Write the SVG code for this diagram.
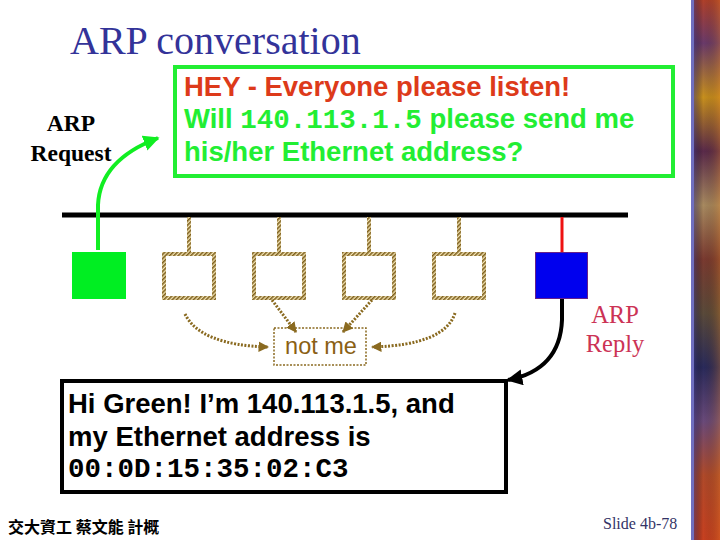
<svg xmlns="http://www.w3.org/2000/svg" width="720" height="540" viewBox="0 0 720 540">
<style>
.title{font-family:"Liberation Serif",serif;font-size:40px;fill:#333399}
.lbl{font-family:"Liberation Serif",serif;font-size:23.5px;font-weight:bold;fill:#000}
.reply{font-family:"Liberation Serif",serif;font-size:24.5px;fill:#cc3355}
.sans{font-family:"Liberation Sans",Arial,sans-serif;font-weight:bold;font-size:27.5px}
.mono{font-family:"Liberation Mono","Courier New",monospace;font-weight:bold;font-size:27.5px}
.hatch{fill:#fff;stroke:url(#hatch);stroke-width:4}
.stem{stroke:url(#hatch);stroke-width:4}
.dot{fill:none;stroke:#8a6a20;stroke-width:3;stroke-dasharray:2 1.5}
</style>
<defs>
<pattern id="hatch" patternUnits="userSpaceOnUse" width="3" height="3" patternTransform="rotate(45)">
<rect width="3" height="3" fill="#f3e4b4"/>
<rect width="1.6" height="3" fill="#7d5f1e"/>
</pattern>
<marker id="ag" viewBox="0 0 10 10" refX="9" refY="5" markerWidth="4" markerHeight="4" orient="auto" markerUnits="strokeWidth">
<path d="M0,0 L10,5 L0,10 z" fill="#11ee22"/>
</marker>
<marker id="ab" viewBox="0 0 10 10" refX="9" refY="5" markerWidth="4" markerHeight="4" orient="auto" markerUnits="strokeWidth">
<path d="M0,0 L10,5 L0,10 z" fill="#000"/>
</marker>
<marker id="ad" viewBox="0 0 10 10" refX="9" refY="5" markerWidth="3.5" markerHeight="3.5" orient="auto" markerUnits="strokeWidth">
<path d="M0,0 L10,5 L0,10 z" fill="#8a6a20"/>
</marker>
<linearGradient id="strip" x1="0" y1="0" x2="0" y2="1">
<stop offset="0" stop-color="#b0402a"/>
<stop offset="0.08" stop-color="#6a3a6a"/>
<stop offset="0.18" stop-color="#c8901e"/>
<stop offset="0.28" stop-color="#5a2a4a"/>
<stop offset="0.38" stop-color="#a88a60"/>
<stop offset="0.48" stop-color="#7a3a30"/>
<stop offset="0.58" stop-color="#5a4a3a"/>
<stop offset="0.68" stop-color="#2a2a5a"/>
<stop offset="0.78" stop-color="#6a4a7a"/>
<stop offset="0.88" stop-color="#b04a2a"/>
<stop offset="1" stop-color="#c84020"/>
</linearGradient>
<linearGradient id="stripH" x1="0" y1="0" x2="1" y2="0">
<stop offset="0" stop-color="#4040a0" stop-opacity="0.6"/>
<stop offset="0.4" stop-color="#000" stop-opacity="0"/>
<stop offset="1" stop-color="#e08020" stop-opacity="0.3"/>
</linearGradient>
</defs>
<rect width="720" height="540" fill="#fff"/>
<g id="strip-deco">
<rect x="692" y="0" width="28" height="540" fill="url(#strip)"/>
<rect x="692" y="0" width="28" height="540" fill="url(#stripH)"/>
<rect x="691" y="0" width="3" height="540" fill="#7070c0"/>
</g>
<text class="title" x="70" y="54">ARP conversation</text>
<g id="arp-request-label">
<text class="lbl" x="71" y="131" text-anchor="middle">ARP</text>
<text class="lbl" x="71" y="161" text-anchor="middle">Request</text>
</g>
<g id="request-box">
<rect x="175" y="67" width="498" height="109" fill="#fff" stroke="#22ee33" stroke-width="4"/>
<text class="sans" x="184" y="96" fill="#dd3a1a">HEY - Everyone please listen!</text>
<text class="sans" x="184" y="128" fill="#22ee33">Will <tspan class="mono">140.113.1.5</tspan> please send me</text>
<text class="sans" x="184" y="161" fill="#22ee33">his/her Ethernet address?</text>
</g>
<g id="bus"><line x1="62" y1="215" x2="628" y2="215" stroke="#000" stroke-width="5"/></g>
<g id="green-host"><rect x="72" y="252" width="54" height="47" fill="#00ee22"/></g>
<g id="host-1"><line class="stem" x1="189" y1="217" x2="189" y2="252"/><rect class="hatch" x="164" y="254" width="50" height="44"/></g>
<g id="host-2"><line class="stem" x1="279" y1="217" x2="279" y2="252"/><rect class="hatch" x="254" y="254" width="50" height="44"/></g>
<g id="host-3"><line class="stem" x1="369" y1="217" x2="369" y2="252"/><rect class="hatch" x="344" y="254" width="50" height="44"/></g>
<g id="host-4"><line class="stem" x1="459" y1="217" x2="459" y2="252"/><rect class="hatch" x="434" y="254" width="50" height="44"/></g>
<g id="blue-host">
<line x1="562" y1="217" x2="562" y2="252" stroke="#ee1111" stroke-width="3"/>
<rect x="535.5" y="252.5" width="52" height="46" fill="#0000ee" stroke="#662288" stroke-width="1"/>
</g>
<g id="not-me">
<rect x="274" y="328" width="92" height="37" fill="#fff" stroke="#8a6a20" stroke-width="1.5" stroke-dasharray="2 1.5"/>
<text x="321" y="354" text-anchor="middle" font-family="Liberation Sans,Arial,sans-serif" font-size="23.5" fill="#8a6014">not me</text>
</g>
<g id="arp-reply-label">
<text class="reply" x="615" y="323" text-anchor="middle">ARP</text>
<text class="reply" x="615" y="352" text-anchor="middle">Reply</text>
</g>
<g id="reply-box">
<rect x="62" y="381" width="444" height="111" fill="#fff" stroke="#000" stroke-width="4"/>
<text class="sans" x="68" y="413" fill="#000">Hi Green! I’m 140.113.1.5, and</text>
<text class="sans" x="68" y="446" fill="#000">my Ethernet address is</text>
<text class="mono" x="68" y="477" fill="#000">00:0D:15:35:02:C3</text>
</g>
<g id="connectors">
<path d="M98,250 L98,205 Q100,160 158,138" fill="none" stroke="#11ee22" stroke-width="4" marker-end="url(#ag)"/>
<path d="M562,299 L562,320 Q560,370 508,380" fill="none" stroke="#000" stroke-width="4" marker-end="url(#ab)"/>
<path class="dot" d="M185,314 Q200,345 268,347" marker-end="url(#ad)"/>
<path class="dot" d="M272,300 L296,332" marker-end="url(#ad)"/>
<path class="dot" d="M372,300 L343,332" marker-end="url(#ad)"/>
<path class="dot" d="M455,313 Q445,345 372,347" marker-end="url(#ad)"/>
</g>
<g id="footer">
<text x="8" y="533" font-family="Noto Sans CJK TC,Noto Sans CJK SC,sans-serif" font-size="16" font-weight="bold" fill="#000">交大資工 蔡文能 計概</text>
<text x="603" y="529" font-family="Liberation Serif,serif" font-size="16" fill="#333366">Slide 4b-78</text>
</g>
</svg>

□ □ □ □

* **EXERCISE GOAL**:
Copy out all of the material exactly as written, without its pictures.

* **ANSWER TO THE PROBLEM**:
Write the SVG code for this diagram.
<svg xmlns="http://www.w3.org/2000/svg" width="720" height="540" viewBox="0 0 720 540">
<style>
.title{font-family:"Liberation Serif",serif;font-size:40px;fill:#333399}
.lbl{font-family:"Liberation Serif",serif;font-size:23.5px;font-weight:bold;fill:#000}
.reply{font-family:"Liberation Serif",serif;font-size:24.5px;fill:#cc3355}
.sans{font-family:"Liberation Sans",Arial,sans-serif;font-weight:bold;font-size:27.5px}
.mono{font-family:"Liberation Mono","Courier New",monospace;font-weight:bold;font-size:27.5px}
.hatch{fill:#fff;stroke:url(#hatch);stroke-width:4}
.stem{stroke:url(#hatch);stroke-width:4}
.dot{fill:none;stroke:#8a6a20;stroke-width:3;stroke-dasharray:2 1.5}
</style>
<defs>
<pattern id="hatch" patternUnits="userSpaceOnUse" width="3" height="3" patternTransform="rotate(45)">
<rect width="3" height="3" fill="#f3e4b4"/>
<rect width="1.6" height="3" fill="#7d5f1e"/>
</pattern>
<marker id="ag" viewBox="0 0 10 10" refX="9" refY="5" markerWidth="4" markerHeight="4" orient="auto" markerUnits="strokeWidth">
<path d="M0,0 L10,5 L0,10 z" fill="#11ee22"/>
</marker>
<marker id="ab" viewBox="0 0 10 10" refX="9" refY="5" markerWidth="4" markerHeight="4" orient="auto" markerUnits="strokeWidth">
<path d="M0,0 L10,5 L0,10 z" fill="#000"/>
</marker>
<marker id="ad" viewBox="0 0 10 10" refX="9" refY="5" markerWidth="3.5" markerHeight="3.5" orient="auto" markerUnits="strokeWidth">
<path d="M0,0 L10,5 L0,10 z" fill="#8a6a20"/>
</marker>
<linearGradient id="strip" x1="0" y1="0" x2="0" y2="1">
<stop offset="0" stop-color="#b0402a"/>
<stop offset="0.08" stop-color="#6a3a6a"/>
<stop offset="0.18" stop-color="#c8901e"/>
<stop offset="0.28" stop-color="#5a2a4a"/>
<stop offset="0.38" stop-color="#a88a60"/>
<stop offset="0.48" stop-color="#7a3a30"/>
<stop offset="0.58" stop-color="#5a4a3a"/>
<stop offset="0.68" stop-color="#2a2a5a"/>
<stop offset="0.78" stop-color="#6a4a7a"/>
<stop offset="0.88" stop-color="#b04a2a"/>
<stop offset="1" stop-color="#c84020"/>
</linearGradient>
<linearGradient id="stripH" x1="0" y1="0" x2="1" y2="0">
<stop offset="0" stop-color="#4040a0" stop-opacity="0.6"/>
<stop offset="0.4" stop-color="#000" stop-opacity="0"/>
<stop offset="1" stop-color="#e08020" stop-opacity="0.3"/>
</linearGradient>
</defs>
<rect width="720" height="540" fill="#fff"/>
<g id="strip-deco">
<rect x="692" y="0" width="28" height="540" fill="url(#strip)"/>
<rect x="692" y="0" width="28" height="540" fill="url(#stripH)"/>
<rect x="691" y="0" width="3" height="540" fill="#7070c0"/>
</g>
<text class="title" x="70" y="54">ARP conversation</text>
<g id="arp-request-label">
<text class="lbl" x="71" y="131" text-anchor="middle">ARP</text>
<text class="lbl" x="71" y="161" text-anchor="middle">Request</text>
</g>
<g id="request-box">
<rect x="175" y="67" width="498" height="109" fill="#fff" stroke="#22ee33" stroke-width="4"/>
<text class="sans" x="184" y="96" fill="#dd3a1a">HEY - Everyone please listen!</text>
<text class="sans" x="184" y="128" fill="#22ee33">Will <tspan class="mono">140.113.1.5</tspan> please send me</text>
<text class="sans" x="184" y="161" fill="#22ee33">his/her Ethernet address?</text>
</g>
<g id="bus"><line x1="62" y1="215" x2="628" y2="215" stroke="#000" stroke-width="5"/></g>
<g id="green-host"><rect x="72" y="252" width="54" height="47" fill="#00ee22"/></g>
<g id="host-1"><line class="stem" x1="189" y1="217" x2="189" y2="252"/><rect class="hatch" x="164" y="254" width="50" height="44"/></g>
<g id="host-2"><line class="stem" x1="279" y1="217" x2="279" y2="252"/><rect class="hatch" x="254" y="254" width="50" height="44"/></g>
<g id="host-3"><line class="stem" x1="369" y1="217" x2="369" y2="252"/><rect class="hatch" x="344" y="254" width="50" height="44"/></g>
<g id="host-4"><line class="stem" x1="459" y1="217" x2="459" y2="252"/><rect class="hatch" x="434" y="254" width="50" height="44"/></g>
<g id="blue-host">
<line x1="562" y1="217" x2="562" y2="252" stroke="#ee1111" stroke-width="3"/>
<rect x="535.5" y="252.5" width="52" height="46" fill="#0000ee" stroke="#662288" stroke-width="1"/>
</g>
<g id="not-me">
<rect x="274" y="328" width="92" height="37" fill="#fff" stroke="#8a6a20" stroke-width="1.5" stroke-dasharray="2 1.5"/>
<text x="321" y="354" text-anchor="middle" font-family="Liberation Sans,Arial,sans-serif" font-size="23.5" fill="#8a6014">not me</text>
</g>
<g id="arp-reply-label">
<text class="reply" x="615" y="323" text-anchor="middle">ARP</text>
<text class="reply" x="615" y="352" text-anchor="middle">Reply</text>
</g>
<g id="reply-box">
<rect x="62" y="381" width="444" height="111" fill="#fff" stroke="#000" stroke-width="4"/>
<text class="sans" x="68" y="413" fill="#000">Hi Green! I’m 140.113.1.5, and</text>
<text class="sans" x="68" y="446" fill="#000">my Ethernet address is</text>
<text class="mono" x="68" y="477" fill="#000">00:0D:15:35:02:C3</text>
</g>
<g id="connectors">
<path d="M98,250 L98,205 Q100,160 158,138" fill="none" stroke="#11ee22" stroke-width="4" marker-end="url(#ag)"/>
<path d="M562,299 L562,320 Q560,370 508,380" fill="none" stroke="#000" stroke-width="4" marker-end="url(#ab)"/>
<path class="dot" d="M185,314 Q200,345 268,347" marker-end="url(#ad)"/>
<path class="dot" d="M272,300 L296,332" marker-end="url(#ad)"/>
<path class="dot" d="M372,300 L343,332" marker-end="url(#ad)"/>
<path class="dot" d="M455,313 Q445,345 372,347" marker-end="url(#ad)"/>
</g>
<g id="footer">
<text x="8" y="533" font-family="Noto Sans CJK TC,Noto Sans CJK SC,sans-serif" font-size="16" font-weight="bold" fill="#000">交大資工 蔡文能 計概</text>
<text x="603" y="529" font-family="Liberation Serif,serif" font-size="16" fill="#333366">Slide 4b-78</text>
</g>
</svg>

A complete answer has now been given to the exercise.